Bounce houses can be dangerous, even lethal, UGA study finds

More than two dozen have died in weather-related accidents since 2000, researchers say
People fill the Inflatable Bounce House area during the Brookhaven Cherry Blossom Festival Saturday, July 31, 2021. A team of University of Georgia researchers found 28 people have died from weather-related bounce house incidents since 2000. STEVE SCHAEFER FOR THE ATLANTA JOURNAL-CONSTITUTION

Credit: Steve Schaefer

Credit: Steve Schaefer

People fill the Inflatable Bounce House area during the Brookhaven Cherry Blossom Festival Saturday, July 31, 2021. A team of University of Georgia researchers found 28 people have died from weather-related bounce house incidents since 2000. STEVE SCHAEFER FOR THE ATLANTA JOURNAL-CONSTITUTION

Bounce houses, those springy, inflatable play structures that are popular to rent for birthday parties and other children’s events, can be lethal on windy days, even in conditions assumed to be safe, a new study led by the University of Georgia found.
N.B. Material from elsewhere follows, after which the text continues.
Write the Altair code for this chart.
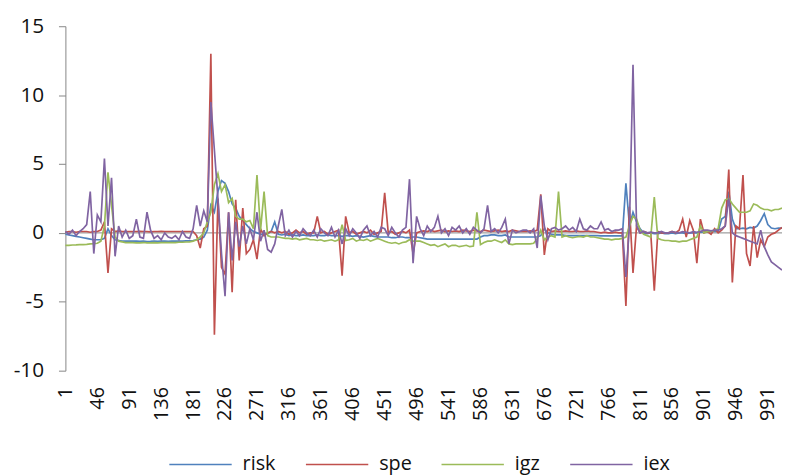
import altair as alt
import pandas as pd

# category index step between stored observations
step = 5

names = ["risk", "spe", "igz", "iex"]
colors = ["#4F81BD", "#C0504D", "#9BBB59", "#8064A2"]
tick_labels = [1, 46, 91, 136, 181, 226, 271, 316, 361, 406, 451, 496, 541,
               586, 631, 676, 721, 766, 811, 856, 901, 946, 991]
y_ticks = [-10, -5, 0, 5, 10, 15]

risk = [
    -0.1, -0.15, -0.2, -0.25, -0.3, -0.35, -0.4, -0.45, -0.5, -0.5,
    -0.5, -0.4, 0.3, -0.2, -0.5, -0.55, -0.6, -0.6, -0.6, -0.6,
    -0.6, -0.62, -0.6, -0.63, -0.62, -0.6, -0.62, -0.6, -0.6, -0.62,
    -0.6, -0.6, -0.6, -0.6, -0.58, -0.58, -0.55, -0.5, -0.45, -0.3,
    0.2, 2.0, 1.5, 3.0, 3.8, 3.6, 3.0, 2.1, 1.8, 1.2,
    0.9, 0.6, 0.3, 0.1, 0.0, -0.1, -0.1, -0.05, 0.1, 0.8,
    -0.1, -0.15, -0.1, -0.2, -0.15, -0.2, -0.2, -0.15, -0.2, -0.2,
    -0.2, -0.15, -0.2, -0.2, -0.15, -0.2, -0.2, -0.2, -0.25, -0.2,
    -0.2, -0.25, -0.2, -0.25, -0.3, -0.25, -0.2, -0.25, -0.3, -0.3,
    -0.3, -0.3, -0.35, -0.35, -0.3, -0.3, -0.35, -0.35, -0.3, -0.3,
    -0.35, -0.4, -0.45, -0.45, -0.45, -0.45, -0.45, -0.45, -0.45, -0.45,
    -0.45, -0.45, -0.45, -0.45, -0.45, -0.45, -0.45, -0.3, -0.2, -0.2,
    -0.15, -0.15, -0.2, -0.2, -0.15, -0.3, -0.3, -0.3, -0.3, -0.3,
    -0.3, -0.3, -0.3, -0.3, -0.2, 0.3, 0.0, -0.1, -0.15, -0.15,
    -0.15, -0.2, -0.2, -0.2, -0.2, -0.2, -0.2, -0.2, -0.2, -0.2,
    -0.2, -0.22, -0.22, -0.22, -0.22, -0.22, -0.22, -0.22, 3.6, 0.5,
    1.5, 0.8, 0.3, 0.0, -0.05, 0.0, -0.05, -0.05, 0.0, -0.05,
    -0.05, 0.0, -0.05, 0.0, 0.0, -0.05, 0.0, 0.0, 0.0, 0.05,
    0.05, 0.05, 0.1, 0.1, 0.1, 1.0, 1.2, 3.0, 1.0, 0.3,
    0.3, 0.35, 0.3, 0.4, 0.35, 0.5, 0.9, 1.4, 0.6, 0.35,
    0.3, 0.35, 0.35,
]

spe = [
    0.05, 0.1, 0.1, 0.05, 0.1, 0.1, 0.1, 0.05, 0.1, 0.1,
    0.2, 0.8, -2.9, 0.3, 0.1, 0.15, 0.1, 0.1, 0.1, 0.1,
    0.1, 0.12, 0.1, 0.1, 0.08, 0.1, 0.1, 0.12, 0.1, 0.1,
    0.1, 0.1, 0.1, 0.1, 0.1, 0.1, 0.1, -0.2, -1.1, 0.3,
    0.5, 13.0, -7.4, 2.5, -2.5, -3.0, 1.5, -4.3, 2.4, -2.0,
    1.8, -1.5, -1.2, -0.5, -1.9, 0.3, -0.2, 0.0, 0.1, 0.0,
    0.1, 0.0, 0.1, -0.1, 0.0, 0.2, 0.0, 0.1, -0.1, 0.0,
    0.0, 1.2, 0.0, 0.1, -0.1, 0.0, 0.1, 0.2, -3.1, 1.2,
    0.0, 0.1, -0.1, 0.0, 0.1, 0.0, 0.2, -0.1, 0.0, 0.1,
    2.9, 0.0, 0.1, -0.1, 0.0, 0.1, 0.0, 0.2, -1.5, 0.0,
    0.1, 0.15, 0.1, 0.2, 0.1, 0.15, 0.2, 0.1, 0.15, 0.1,
    0.15, 0.1, 0.2, 0.15, 0.1, 0.2, 0.15, 0.1, 0.2, 0.15,
    0.1, 0.15, 0.2, 0.1, 0.15, 0.1, 0.2, 0.15, 0.1, 0.1,
    0.1, 0.15, 0.1, 0.2, 2.8, -1.6, 0.3, 0.1, 0.15, 0.1,
    0.1, 0.15, 0.1, 0.1, 0.15, 0.1, 0.1, 0.15, 0.1, 0.1,
    0.05, 0.0, 0.05, 0.0, 0.0, 0.05, 0.0, 0.0, -5.3, 1.9,
    -2.9, 0.5, 0.0, 0.1, 0.0, 0.0, -4.2, 0.1, 0.0, 0.0,
    0.0, 0.1, 0.0, 0.2, 1.0, -0.3, 0.9, 0.2, -2.2, 1.0,
    0.0, 0.1, -0.1, 0.3, 0.0, 0.2, 0.5, 4.6, -3.6, 0.5,
    0.3, 4.2, -1.5, -2.4, 0.5, -1.8, -0.5, -1.0, -0.3, -0.1,
    0.0, 0.2, 0.4,
]

igz = [
    -0.9, -0.9, -0.88, -0.87, -0.85, -0.85, -0.83, -0.8, -0.78, -0.75,
    -0.6, 0.5, 4.4, 2.0, -0.3, -0.6, -0.65, -0.7, -0.7, -0.7,
    -0.72, -0.72, -0.7, -0.73, -0.72, -0.7, -0.72, -0.71, -0.7, -0.7,
    -0.7, -0.7, -0.68, -0.68, -0.66, -0.65, -0.6, -0.5, -0.3, 0.0,
    0.8, 1.5, 3.5, 4.3, 3.0, 3.5, 2.2, 2.5, 1.2, 1.0,
    1.0, 0.8, 0.9, 0.3, 4.2, 0.2, 3.0, -0.2, -0.3, -0.3,
    -0.3, -0.35, -0.4, -0.4, -0.45, -0.4, -0.5, -0.45, -0.4, -0.5,
    -0.5, -0.55, -0.5, -0.6, -0.55, -0.5, -0.6, -0.5, 0.6, -0.55,
    -0.5, -0.4, -0.6, -0.5, -0.55, -0.45, -0.6, -0.5, -0.4, -0.5,
    -0.6, -0.7, -0.75, -0.7, -0.8, -0.7, -0.65, -0.5, -0.6, -0.6,
    -0.6, -0.7, -0.8, -0.9, -0.85, -1.0, -0.9, -0.8, -1.0, -0.9,
    -0.9, -1.0, -0.95, -0.9, -1.0, -0.95, 1.5, -0.85, -0.7, -0.6,
    -0.6, -0.5, -0.6, -0.7, -0.5, -0.8, -0.85, -0.8, -0.8, -0.8,
    -0.8, -0.8, -0.75, -0.4, 0.2, -0.5, -0.3, -0.2, -0.3, 3.0,
    -0.3, -0.2, -0.3, -0.35, -0.3, -0.25, -0.3, -0.2, -0.3, -0.3,
    -0.35, -0.4, -0.45, -0.45, -0.5, -0.45, -0.45, -0.4, -0.3, 0.5,
    1.2, 1.0, 0.2, -0.1, -0.2, -0.3, 2.6, -0.4, -0.5, -0.55,
    -0.55, -0.6, -0.6, -0.65, -0.6, -0.6, -0.5, -0.4, -0.3, 0.5,
    0.0, 0.1, 0.1, 0.2, 0.3, 1.8, 2.4, 2.5, 2.1, 1.8,
    1.5, 1.5, 1.5, 1.6, 2.1, 2.0, 1.8, 1.7, 1.7, 1.6,
    1.7, 1.7, 1.8,
]

iex = [
    0.1, -0.1, 0.2, -0.2, 0.1, 0.3, 0.6, 3.0, -1.5, 1.3,
    0.8, 5.4, 0.5, 4.0, -1.7, 0.5, -0.3, 0.2, -0.4, -0.2,
    1.0, -0.3, -0.4, 1.5, 0.2, -0.4, -0.2, -0.5, 0.0, -0.3,
    -0.4, -0.2, -0.5, 0.1, -0.3, -0.4, 0.3, 2.0, 0.5, 1.6,
    0.8, 9.5, 6.0, 2.5, -1.5, -4.6, 1.5, -2.0, 0.8, -1.0,
    0.5, -0.8, 0.3, -0.5, 1.5, -0.6, 0.2, -1.2, -1.4, -0.8,
    0.5, 1.7, -0.2, 0.2, -0.3, 0.1, -0.2, 0.3, 0.0, -0.2,
    0.2, -0.3, 0.3, 0.0, -0.2, 0.4, -0.3, 0.2, -0.8, 0.3,
    -0.2, 0.3, 0.0, -0.4, 0.2, 0.5, -0.2, 0.1, -0.3, 0.4,
    0.3, -0.2, 0.4, 0.0, -0.3, 0.2, 0.4, 3.9, -2.2, 1.2,
    0.3, -0.2, 0.5, 0.1, 0.4, 1.2, 0.0, 0.3, -0.2, 0.4,
    0.2, 0.5, 0.0, 0.3, -0.1, 0.4, 0.2, 0.0, 0.3, 2.0,
    0.1, 0.3, 0.0, 0.4, 1.0, -0.8, 0.2, 0.0, 0.1, 0.2,
    0.2, 0.0, 0.3, -1.1, 2.7, 0.5, -0.5, 0.3, 0.4, 0.2,
    0.3, 0.5, 0.2, 0.4, 0.1, 1.0, 0.3, 0.2, 0.5, 0.3,
    0.3, 0.8, 0.2, 0.3, 0.1, 0.2, 0.2, 0.3, -3.2, 0.5,
    12.2, 0.5, 0.0, 0.1, 0.0, 0.05, 0.0, 0.0, 0.1, 0.0,
    0.0, 0.1, 0.05, 0.0, 0.1, 0.05, 0.0, 0.1, 0.05, 0.1,
    0.2, 0.2, 0.15, 0.2, 0.2, 0.3, 0.5, 2.5, 0.0, -0.2,
    -0.3, -0.4, -0.5, -0.6, -0.7, -0.8, 0.2, -1.0, -1.6, -2.1,
    -2.3, -2.5, -2.7,
]

series = {"risk": risk, "spe": spe, "igz": igz, "iex": iex}
rows = []
for name in names:
    vals = series[name]
    for i, v in enumerate(vals):
        rows.append({"t": 1 + step * i, "v": v, "series": name, "k": names.index(name)})
df = pd.DataFrame(rows)

FONT = "Open Sans"
TXT = "#111111"

zero = alt.Chart(pd.DataFrame({"y": [0]})).mark_rule(color="#868686", strokeWidth=1).encode(
    y=alt.Y("y:Q", scale=alt.Scale(domain=[-10, 15], nice=False))
)

lines = alt.Chart(df).mark_line(strokeWidth=1.7).encode(
    x=alt.X(
        "t:Q",
        scale=alt.Scale(domain=[1, 1011], nice=False, zero=False),
        axis=alt.Axis(
            values=tick_labels, labelAngle=-90, labelFontSize=20, labelFont=FONT,
            labelColor=TXT, domain=False, ticks=False, labelPadding=16,
            grid=False, title=None, labelOverlap=False,
        ),
    ),
    y=alt.Y(
        "v:Q",
        scale=alt.Scale(domain=[-10, 15], nice=False),
        axis=alt.Axis(
            values=y_ticks, labelFontSize=21, labelFont=FONT, labelColor=TXT,
            labelExpr="'' + datum.value",
            domainColor="#868686", tickColor="#868686", tickSize=7, labelPadding=15,
            grid=False, title=None,
        ),
    ),
    color=alt.Color(
        "series:N",
        sort=names,
        scale=alt.Scale(domain=names, range=colors),
        legend=alt.Legend(
            orient="none", legendX=104, legendY=410, direction="horizontal",
            title=None, symbolType="stroke", symbolSize=3969, symbolStrokeWidth=1.5,
            labelFontSize=20, labelFont=FONT, labelColor=TXT,
            columnPadding=27, labelOffset=10,
        ),
    ),
    detail="k:O",
)

chart = alt.layer(zero, lines).properties(
    width=724,
    height=348,
    autosize=alt.AutoSizeParams(type="none"),
    padding={"left": 58, "top": 16, "right": 0, "bottom": 104},
).configure_view(stroke=None)

chart.save("out.html", embed_options={"renderer": "svg", "actions": False})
The researchers determined that 28 people died and at least 479 were injured in more than 130 weather-related bounce house accidents worldwide since 2000, according to UGA.

“What could go wrong? The answer is that it could blow away in winds that are not anywhere near severe levels. Some of these cases were in purely clear skies,” John Knox, lead author of the study and a geography professor in the Franklin College of Arts and Sciences, said in a university statement.

Those documented incidents were on top of an estimated 10,000 U.S. emergency room visits for injuries such as broken bones, muscle sprains and concussions.

In Southern California, a house with a boy inside was lofted into the middle of a highway, according to Thomas Gill, second author on the paper and a professor of environmental science at the University of Texas at El Paso. In another incident, an empty structure struck a bystander.

More than one-fifth of the incidents occurred at wind speeds below those deemed unsafe by the American Society for Testing and Materials. The organization’s standards are cited by bounce house regulations in 19 states. They set a maximum wind gust speed of 25 miles per hour unless the bounce house is secured by a professional engineer.

The researchers spent a decade searching for wind-related incidents, using resources such as Google. They then analyzed weather conditions. They gathered the information in a website. Their study was recently published online in the Bulletin of the American Meteorological Society.

The upshot? Follow basic precautions, securely staking bounce houses to the ground and weighing them down with sandbags. And watch out for wind.